Ce second point semble le plus épineux tant il incarne les visions irréconciliables des européens et des britanniques. L’EU cherche à se protéger de toute concurrence déloyale de la part de son voisin (pour rappel, quelques 10 000 camions sortent du Royaume-Uni vers l’Europe tous les jours). Aussi, elle veut conditionner un accès sans droits de douane ni quotas à son marché à un arrimage des législations des deux blocs afin d’éviter un dumping fiscal, social ou environnemental – le fameux « Singapour sur Tamise », un temps promis par Boris Johnson. A contrario, une (courte) majorité des britanniques avant justement voté pour ne plus être soumis aux règles de l’Union, le 23 juin 2016. Un tel compromis est donc pour eux inacceptable car il revient à vider le divorce de tout son sens.

Après la palabre, l’heure des comptes

Une sortie sans filet a toutefois un coût : sous l’effet de la pandémie, du retour des barrières commerciales et des délais aux frontières, la croissance britannique devrait être divisée par deux pour l’année 2021 – soit Charybde ET Scylla. « Là encore, un divorce est un divorce. Et tous les avocats spécialistes du droit de la famille vous le diront : un divorce appauvrit » rappelait Jean-Marc Four dans une récente chronique. Pour les Brexiters, tous les prix sont bons à payer pour récupérer leur indépendance chérie. Pourtant, ce calcul semble de moins en moins raisonnable conte tenu de l’avancée de Londres avec de potentiels nouveaux partenaires : après des annonces en grandes pompes, seuls le Japon et Singapour ont signé un accord avec Londres, dans des conditions identiques à celles de l’UE, et non meilleures comme l’avaient assuré les Brexiters.

Même l’allié américain a botte en touche, préférant se concerter sur un accord avec l’UE, dont le marché est bien plus important pour Washington – et l’élection de Joe Biden n’annonce pas une position plus conciliante, bien au contraire. A cela, ajoutons que les autorités sanitaires britanniques alertent sur les risques d’une troisième vague pandémique après les fêtes de fin d’année, qui endommagerait encore davantage leur écosystème économique.

Aussi, nombreux sont ceux qui se demandent ce que fera Londres lorsque tout le monde aura réalisé que l’empereur est bel et bien nu, le 31 décembre au soir.
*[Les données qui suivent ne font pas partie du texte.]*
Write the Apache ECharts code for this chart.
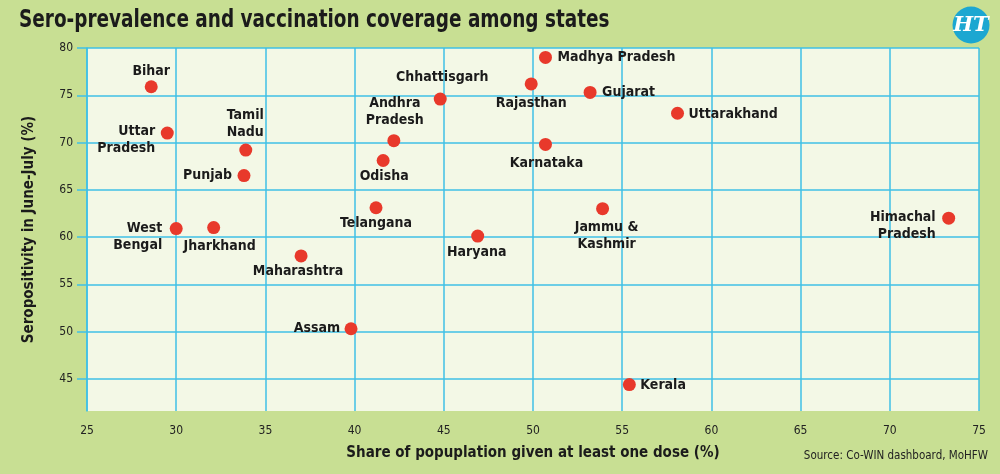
<!DOCTYPE html>
<html>
<head>
<meta charset="utf-8">
<title>Sero-prevalence and vaccination coverage among states</title>
<script src="https://cdn.jsdelivr.net/npm/echarts@6/dist/echarts.min.js"></script>
<style>
	html, body { margin: 0; padding: 0; background: #c8df93; }
	#chart { width: 1000px; height: 474px; }
</style>
</head>
<body>
<div id="chart"></div>
<script>
// Data
var states = ['Bihar', 'Uttar\nPradesh', 'Tamil\nNadu', 'Punjab', 'West\nBengal', 'Jharkhand', 'Maharashtra',
	'Assam', 'Telangana', 'Odisha', 'Andhra\nPradesh', 'Chhattisgarh', 'Haryana', 'Rajasthan',
	'Madhya Pradesh', 'Karnataka', 'Gujarat', 'Jammu &\nKashmir', 'Kerala', 'Uttarakhand', 'Himachal\nPradesh'];
var vaccinated = [28.6, 29.5, 33.9, 33.8, 30.0, 32.1, 37.0,
	39.8, 41.2, 41.6, 42.2, 44.8, 46.9, 49.9,
	50.7, 50.7, 53.2, 53.9, 55.4, 58.1, 73.3];
var seropositivity = [75.9, 71.0, 69.2, 66.5, 60.9, 61.0, 58.0,
	50.3, 63.1, 68.1, 70.2, 74.6, 60.1, 76.2,
	79.0, 69.8, 75.3, 63.0, 44.4, 73.1, 62.0];
var xTicks = [25, 30, 35, 40, 45, 50, 55, 60, 65, 70, 75];
var yTicks = [45, 50, 55, 60, 65, 70, 75, 80];

// label placement: offset from dot centre + alignment
var labelPlace = {
	'Bihar': [0, -15, 'center'],
	'Uttar\nPradesh': [-12, 7, 'right'],
	'Tamil\nNadu': [18, -26, 'right'],
	'Punjab': [-12, 0, 'right'],
	'West\nBengal': [-14, 8, 'right'],
	'Jharkhand': [6, 19, 'center'],
	'Maharashtra': [-3, 15, 'center'],
	'Assam': [-11, 0, 'right'],
	'Telangana': [0, 16, 'center'],
	'Odisha': [1, 16, 'center'],
	'Andhra\nPradesh': [1, -29, 'center'],
	'Chhattisgarh': [2, -22, 'center'],
	'Haryana': [-1, 16, 'center'],
	'Rajasthan': [0, 19, 'center'],
	'Madhya Pradesh': [12, 0, 'left'],
	'Karnataka': [1, 19, 'center'],
	'Gujarat': [12, 0, 'left'],
	'Jammu &\nKashmir': [4, 27, 'center'],
	'Kerala': [11, 1, 'left'],
	'Uttarakhand': [11, 1, 'left'],
	'Himachal\nPradesh': [-13, 8, 'right']
};

var narrow = '"DejaVu Sans Condensed", "Roboto", sans-serif';
var gridBlue = '#3fc1e6';
var ink = '#1b1b1b';

var points = [];
for (var i = 0; i < states.length; i++) {
	var p = labelPlace[states[i]];
	points.push({
		name: states[i],
		value: [vaccinated[i], seropositivity[i]],
		label: {
			offset: [p[0], p[1]],
			align: p[2]
		}
	});
}

var chart = echarts.init(document.getElementById('chart'));

var option = {
	backgroundColor: '#c8df93',
	animation: false,
	textStyle: { fontFamily: narrow },

	grid: {
		left: 87,
		right: 21,
		top: 48,
		bottom: 63,
		show: true,
		borderWidth: 0,
		backgroundColor: '#f3f8e6'
	},

	xAxis: {
		type: 'value',
		min: 25,
		max: 75,
		name: 'Share of popuplation given at least one dose (%)',
		nameLocation: 'middle',
		nameGap: 35,
		nameTextStyle: {
			fontFamily: narrow,
			fontSize: 15,
			fontWeight: 'bold',
			color: ink
		},
		axisLine: { show: false },
		axisTick: { show: false, customValues: xTicks },
		axisLabel: {
			customValues: xTicks,
			margin: 14,
			fontSize: 12,
			color: '#222'
		},
		splitLine: {
			show: true,
			lineStyle: { color: gridBlue, width: 1.5 }
		}
	},

	yAxis: {
		type: 'value',
		min: 41.6,
		max: 80,
		name: 'Seropositivity in June-July (%)',
		nameLocation: 'middle',
		nameRotate: 90,
		nameGap: 50,
		nameTextStyle: {
			fontFamily: narrow,
			fontSize: 15,
			fontWeight: 'bold',
			color: ink
		},
		axisLine: {
			show: true,
			lineStyle: { color: gridBlue, width: 1.5 }
		},
		axisTick: {
			show: true,
			customValues: yTicks,
			length: 10,
			lineStyle: { color: gridBlue, width: 1.5 }
		},
		axisLabel: {
			customValues: yTicks,
			margin: 14,
			fontSize: 12,
			color: '#222'
		},
		splitLine: {
			show: true,
			lineStyle: { color: gridBlue, width: 1.5 }
		}
	},

	graphic: [
		{
			// title, squeezed to the width of the original condensed face
			type: 'text',
			x: 19,
			y: 20,
			scaleX: 0.82,
			style: {
				text: 'Sero-prevalence and vaccination coverage among states',
				fill: ink,
				font: 'bold 25px ' + narrow,
				align: 'left',
				verticalAlign: 'middle'
			}
		},
		{
			type: 'circle',
			shape: { cx: 971, cy: 25, r: 18.5 },
			style: { fill: '#1ca7d1' }
		},
		{
			type: 'text',
			x: 971,
			y: 26,
			style: {
				text: 'HT',
				fill: '#fff',
				font: 'italic bold 21px "DejaVu Serif", serif',
				align: 'center',
				verticalAlign: 'middle'
			}
		},
		{
			type: 'text',
			x: 988,
			y: 456,
			style: {
				text: 'Source: Co-WIN dashboard, MoHFW',
				fill: '#222',
				font: '11.5px ' + narrow,
				align: 'right',
				verticalAlign: 'middle'
			}
		}
	],

	series: [{
		type: 'scatter',
		symbolSize: 13,
		itemStyle: { color: '#e8392b', opacity: 1 },
		label: {
			show: true,
			position: 'inside',
			formatter: '{b}',
			verticalAlign: 'middle',
			fontFamily: narrow,
			fontSize: 14,
			fontWeight: 'bold',
			lineHeight: 17,
			color: ink
		},
		emphasis: { disabled: true },
		data: points
	}]
};

chart.setOption(option);
</script>
</body>
</html>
Pour l’heure, tout ce que Johnson a prévu est que la Royal Navy puissent arrêter les bateaux de pêcheurs européens si ceux-ci s’aventuraient dans les eaux britanniques. En face, la Commission a publié jeudi dernier des mesures d’urgence en cas de « no deal » pour assurer un semblant de continuité pour des secteurs comme la pêche, le trafic aérien et le transport routier. Un contraste éloquent qui souligne à quel point les idéologues se trouvent cette fois du côté britannique et les pragmatiques du côté européen. Une inversion des rôles historiques qui rend toute avancée vers un accord bien improbable.